WV One, the city centre company that secured the winning bid, said match-funding of around £200,000 had also been secured to bring the total investment up to £300,000.
Chairman Peter Cutchie said: "This was a fantastic piece of teamwork which demonstrates how local organisations with a passion for Wolverhampton can join forces and commit resources to improve the city centre." Wolverhampton was today named as a Portas Pilot town along with Bedford, Croydon, Dartford, Bedminster, Liskeard, Margate, Market Rasen, Nelson, Newbiggin by the Sea, Stockport and Stockton-on-Tees.
The city made another important stride in its bid to improve this week when an agreement to limit the number of "chuggers" came into force.
It means the number of charity fundraisers is now limited to a maximum of five collectors operating no more than three days a week. Research conducted by the city council suggested that a large presence of collectors was deterring people from coming into the city centre.
Meanwhile, the towns and cities that made unsuccessful bids in the Mary Portas scheme were today told not to lose heart as the best ideas and solutions from the pilots will be shared to help struggling high streets across the country.
Peter Drummond, president of the British Council of Shopping Centres, said: "With high street pilots being such a central plank to Mary Portas' recommendations to Government, today's announcement of the winning Town Teams is fantastic news. Local communities from up and down the country have submitted some incredibly innovative ideas designed to boost struggling high streets, and the enthusiasm demonstrated is to be applauded. We look forward to working closely with them in delivering these ambitious plans, providing free mentoring from within our membership and drawing upon the vast experience therein to maximise what can be achieved.
"However, importantly we consider this the first step in what should be a crucial ongoing initiative for Britain – both in the context of local community and the wider economy."
Lisa Hill, from the West Bromwich Town Centre Partnership Board, said that to lose out was very disappointing.
"We can only carry on and try to improve West Bromwich as a partnership board," she said. "We have got the regeneration of West Bromwich coming here so we can all work together and it a very approachable town centre."

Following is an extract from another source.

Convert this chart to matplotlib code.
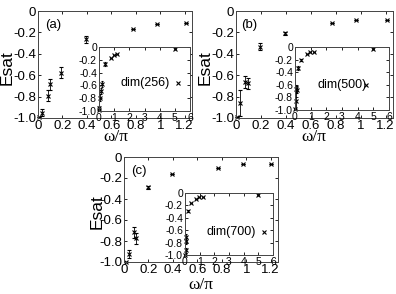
import matplotlib
matplotlib.use("Agg")
import matplotlib.pyplot as plt

# ---- data ----
w_a = [0.01, 0.03, 0.08, 0.10, 0.19, 0.39, 0.78, 0.97, 1.21, 5.0]
e_a = [-0.99, -0.95, -0.79, -0.685, -0.575, -0.265, -0.17, -0.12, -0.115, -0.035]
err_a = [0.0, 0.03, 0.05, 0.05, 0.05, 0.03, 0.0, 0.0, 0.0, 0.0]

w_b = [0.005, 0.033, 0.074, 0.097, 0.19, 0.39, 0.77, 0.96, 1.21, 5.0]
e_b = [-0.99, -0.857, -0.66, -0.676, -0.333, -0.21, -0.11, -0.085, -0.08, -0.035]
err_b = [0.0, 0.12, 0.055, 0.05, 0.03, 0.015, 0.0, 0.0, 0.0, 0.0]

w_c = [0.016, 0.043, 0.084, 0.10, 0.20, 0.39, 0.77, 0.97, 1.20, 5.0]
e_c = [-1.0, -0.924, -0.717, -0.774, -0.29, -0.165, -0.10, -0.07, -0.07, -0.03]
err_c = [0.0, 0.04, 0.05, 0.05, 0.015, 0.0, 0.0, 0.0, 0.0, 0.0]

panel_tags = ["(a)", "(b)", "(c)"]
dim_labels = ["dim(256)", "dim(500)", "dim(700)"]

main_xticks = [0, 0.2, 0.4, 0.6, 0.8, 1.0, 1.2]
main_xticklabels = ["0", "0.2", "0.4", "0.6", "0.8", "1", "1.2"]
yticks = [0, -0.2, -0.4, -0.6, -0.8, -1.0]
yticklabels = ["0", "-0.2", "-0.4", "-0.6", "-0.8", "-1.0"]
inset_xticks = [0, 1, 2, 3, 4, 5, 6]
inset_xticklabels = ["0", "1", "2", "3", "4", "5", "6"]

# ---- layout (pixels) ----
W, H = 396, 294
def rect(l, r, t, b):
    return [l / W, (H - b) / H, (r - l) / W, (b - t) / H]

main_rects = [rect(38, 192, 11, 118), rect(236, 393, 11, 118), rect(124, 278, 157, 262)]
inset_rects = [rect(99, 190, 47, 111), rect(295, 389, 47, 110), rect(185, 273, 193, 255)]
ylab_pos = [(7.5, 68), (205, 68), (97.5, 212)]
xlab_pos = [(116, 137), (314, 137), (201, 285)]
tag_pos = [(0.045, 0.87), (0.03, 0.87), (0.045, 0.867)]
dim_text_pos = [(0.233, 0.44), (0.24, 0.40), (0.247, 0.37)]
dim_mark_pos = [(0.863, 0.44), (0.755, 0.40), (0.898, 0.37)]

plt.rcParams['font.family'] = ['Liberation Sans', 'DejaVu Sans']

fig = plt.figure(figsize=(W / 100, H / 100), dpi=100)
fig.patch.set_facecolor("white")

datasets = [(w_a, e_a, err_a), (w_b, e_b, err_b), (w_c, e_c, err_c)]

def style(ax, fs, length):
    ax.tick_params(direction="in", top=True, right=True, length=length, width=0.6,
                   labelsize=fs, pad=1.5, colors="black")
    for s in ax.spines.values():
        s.set_linewidth(0.7)
        s.set_color("#444444")

for i, (w, e, err) in enumerate(datasets):
    ax = fig.add_axes(main_rects[i])
    ax.errorbar(w, e, yerr=err, fmt="x", color="black", ms=3.5, mew=0.8,
                elinewidth=0.6, capsize=1.2, capthick=0.6, clip_on=False)
    ax.set_xlim(0, 1.26)
    ax.set_ylim(-1.0, 0)
    ax.set_xticks(main_xticks)
    ax.set_xticklabels(main_xticklabels)
    ax.set_yticks(yticks)
    ax.set_yticklabels(yticklabels)
    style(ax, 9.5, 2.5)
    ax.text(tag_pos[i][0], tag_pos[i][1], panel_tags[i], transform=ax.transAxes,
            fontsize=9.5, va="center", ha="left")
    fig.text(ylab_pos[i][0] / W, 1 - ylab_pos[i][1] / H, "Esat", rotation=90,
             fontsize=12.5, ha="center", va="center")
    fig.text(xlab_pos[i][0] / W, 1 - xlab_pos[i][1] / H, "ω/π",
             fontsize=12.5, ha="center", va="center", family=["Liberation Serif", "DejaVu Serif"])

    ins = fig.add_axes(inset_rects[i])
    ins.errorbar(w, e, yerr=err, fmt="x", color="black", ms=3.2, mew=0.8,
                 elinewidth=0.6, capsize=1.0, capthick=0.6, clip_on=False)
    ins.set_xlim(0, 6)
    ins.set_ylim(-1.0, 0)
    ins.set_xticks(inset_xticks)
    ins.set_xticklabels(inset_xticklabels)
    ins.set_yticks(yticks)
    ins.set_yticklabels(yticklabels)
    style(ins, 7.5, 2)
    ins.text(dim_text_pos[i][0], dim_text_pos[i][1], dim_labels[i], transform=ins.transAxes,
             fontsize=9, va="center", ha="left")
    ins.plot([dim_mark_pos[i][0]], [dim_mark_pos[i][1]], "x", color="black", ms=3.2,
             mew=0.8, transform=ins.transAxes)

fig.savefig("out.png", dpi=100, facecolor="white")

Those behind the Bearwood bid had hoped to create a new community interest company to help businesses and visitors. Traders who put together the bid planned to use a slice of the cash to establish a company on the High Street, dubbed The Hive.
The facility would allow visitors to see local art and music performances or provide a meeting place. In Staffordshire, Cannock, Rugeley and Hednesford recently got a £100,000 share of the £10 million High Street Innovation Fund, the separate pot of cash inspired by Mary Portas which aims to encourage new start-up businesses and bring empty shops back into use.
Meanwhile regeneration bosses at Walsall Council remain defiant despite being unsuccessful. A list of proposals had been drawn up by businesses and town centre champions in a bid to help tackle the number of vacant shops in the area.